Spymaster -Tennent H. Bagley
Spymaster is a unique book. It is the biography of Sergey A. Kondrashev, a major figure in the KGB, written by his former adversary, Tennent Bagley, a former CIA agent. The book was originally meant to be an autobiography of Kondrashev’s life, and Bagley (who became friends with Kondrashev in the 1990s) was helping him on it. Then the Federal Security Service (successor to the KGB) disavowed his manuscript as too sensitive to be published. On Kondrashev’s death, Bagley took his manuscript and added his own perceptions to it as a contemporary of Krondrashev’s, albeit on the opposite side. This book lays bare quite a few Cold War espionage mysteries and does so in compelling style. Kondrashev comes across as a thoughtful, loyal and highly principled member of the KGB (a fact that Bagley sometimes takes exception with). Like any book on espionage there are wheels within wheels and the book can be a little hard to follow at times but it’s well worth it.
Spy Handler – Victor Cherkashin
Cherkashin was a KGB agent throughout the 60s, 70s and 80s, and recruited such famous spies as Aldrich Ames and Robert Hannson. Spy Handler is his autobiography. As with all autobiographies it has its own particular axe to grind.
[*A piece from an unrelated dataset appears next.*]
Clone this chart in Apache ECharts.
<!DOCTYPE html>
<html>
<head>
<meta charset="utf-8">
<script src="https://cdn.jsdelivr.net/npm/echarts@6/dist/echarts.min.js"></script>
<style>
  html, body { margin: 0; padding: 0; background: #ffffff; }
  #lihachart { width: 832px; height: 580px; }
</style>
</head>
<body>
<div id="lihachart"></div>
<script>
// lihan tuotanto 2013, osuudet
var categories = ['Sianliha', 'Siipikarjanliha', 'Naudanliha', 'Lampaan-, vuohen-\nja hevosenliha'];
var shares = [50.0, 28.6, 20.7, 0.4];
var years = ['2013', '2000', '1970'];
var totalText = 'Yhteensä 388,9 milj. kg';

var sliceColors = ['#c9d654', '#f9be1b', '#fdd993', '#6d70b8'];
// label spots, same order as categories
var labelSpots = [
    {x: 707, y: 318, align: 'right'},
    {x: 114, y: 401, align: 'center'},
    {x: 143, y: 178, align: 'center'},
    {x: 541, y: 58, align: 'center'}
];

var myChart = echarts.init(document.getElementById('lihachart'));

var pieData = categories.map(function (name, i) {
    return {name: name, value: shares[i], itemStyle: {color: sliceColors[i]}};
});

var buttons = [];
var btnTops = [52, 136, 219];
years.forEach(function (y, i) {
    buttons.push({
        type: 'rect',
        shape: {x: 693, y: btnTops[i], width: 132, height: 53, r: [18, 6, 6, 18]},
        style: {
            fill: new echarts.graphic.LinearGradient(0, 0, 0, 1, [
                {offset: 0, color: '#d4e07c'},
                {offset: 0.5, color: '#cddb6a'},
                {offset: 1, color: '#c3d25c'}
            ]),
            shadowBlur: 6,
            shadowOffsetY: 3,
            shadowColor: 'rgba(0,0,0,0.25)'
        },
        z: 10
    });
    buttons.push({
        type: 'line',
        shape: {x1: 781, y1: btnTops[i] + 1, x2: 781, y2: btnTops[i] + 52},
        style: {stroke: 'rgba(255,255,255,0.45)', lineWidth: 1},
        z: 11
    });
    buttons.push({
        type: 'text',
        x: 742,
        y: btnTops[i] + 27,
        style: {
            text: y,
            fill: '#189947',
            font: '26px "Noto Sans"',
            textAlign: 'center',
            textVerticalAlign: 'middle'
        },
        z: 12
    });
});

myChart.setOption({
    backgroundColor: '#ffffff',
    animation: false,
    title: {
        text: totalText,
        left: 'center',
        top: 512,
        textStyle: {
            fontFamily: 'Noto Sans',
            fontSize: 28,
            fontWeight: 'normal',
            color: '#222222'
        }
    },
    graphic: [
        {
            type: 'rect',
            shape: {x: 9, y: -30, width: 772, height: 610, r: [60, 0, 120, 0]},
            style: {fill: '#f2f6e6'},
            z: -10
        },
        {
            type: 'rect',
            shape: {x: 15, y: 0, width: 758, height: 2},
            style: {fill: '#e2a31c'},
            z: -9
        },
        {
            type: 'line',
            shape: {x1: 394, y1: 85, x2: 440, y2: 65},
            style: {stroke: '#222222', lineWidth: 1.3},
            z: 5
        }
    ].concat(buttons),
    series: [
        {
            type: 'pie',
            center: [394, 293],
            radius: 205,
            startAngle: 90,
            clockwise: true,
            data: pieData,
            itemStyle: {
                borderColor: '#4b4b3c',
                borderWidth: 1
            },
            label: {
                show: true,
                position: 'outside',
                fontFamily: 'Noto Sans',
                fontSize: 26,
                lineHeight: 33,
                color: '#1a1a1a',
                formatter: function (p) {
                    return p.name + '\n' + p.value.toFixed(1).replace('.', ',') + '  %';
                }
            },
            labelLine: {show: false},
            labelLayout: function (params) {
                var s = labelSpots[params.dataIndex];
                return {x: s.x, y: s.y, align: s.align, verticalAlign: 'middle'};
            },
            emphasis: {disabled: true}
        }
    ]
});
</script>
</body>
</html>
Cherkashin was accused, after the fall of the Soviet Union, of having a connection to a CIA spy in the KGB, and he is writing to discredit the claim and the person claiming it (Vladimir Kryuchkov a former director of the KGB). This book has a lot of the day to day nuts and bolts of being a spy who runs agents. There’s tons of detail in the process of recurring agents, directing them and the strategizing that went into exploiting the intelligence they got. This book is full of great stories.
Stalin’s Romeo Spy – Emil Draitser
This is the biography of Dmitri Bystrolyotov, one of the “Great Illegals.” In Soviet intelligence jargon, an Illegal is an agent operating in a country under non-official cover (eg cultural attache at an embassy). They might be businessmen, journalists or in any other career that puts them in a position to gather intelligence. They have very complicated cover stories, and they need them since if caught they do not have the luxury of diplomatic immunity that “legal” spies do. The Great Illegals were a group of spies operating in the west in the 1920s and 30s. They are famous in Russian intelligence circles to an almost mythological state. Bystrolyotov definitely fits with that mythology. He was larger than life working as a sailor, artist doctor and writer. He spoke multiple languages. He also specialized in seducing women in key positions and exploiting them for intelligence (thus his nick name The Romeo Spy given to him by Stalin). This book gets at the less than heroic/patriotic side of spying. The back stabbing dirty tricks used to get information. It’s also a look inside the brutal world of Stalin’s intelligence forces. Most of the “Great Illegals,” as famed and vaunted as they were, became victims of Stalin’s paranoid purges.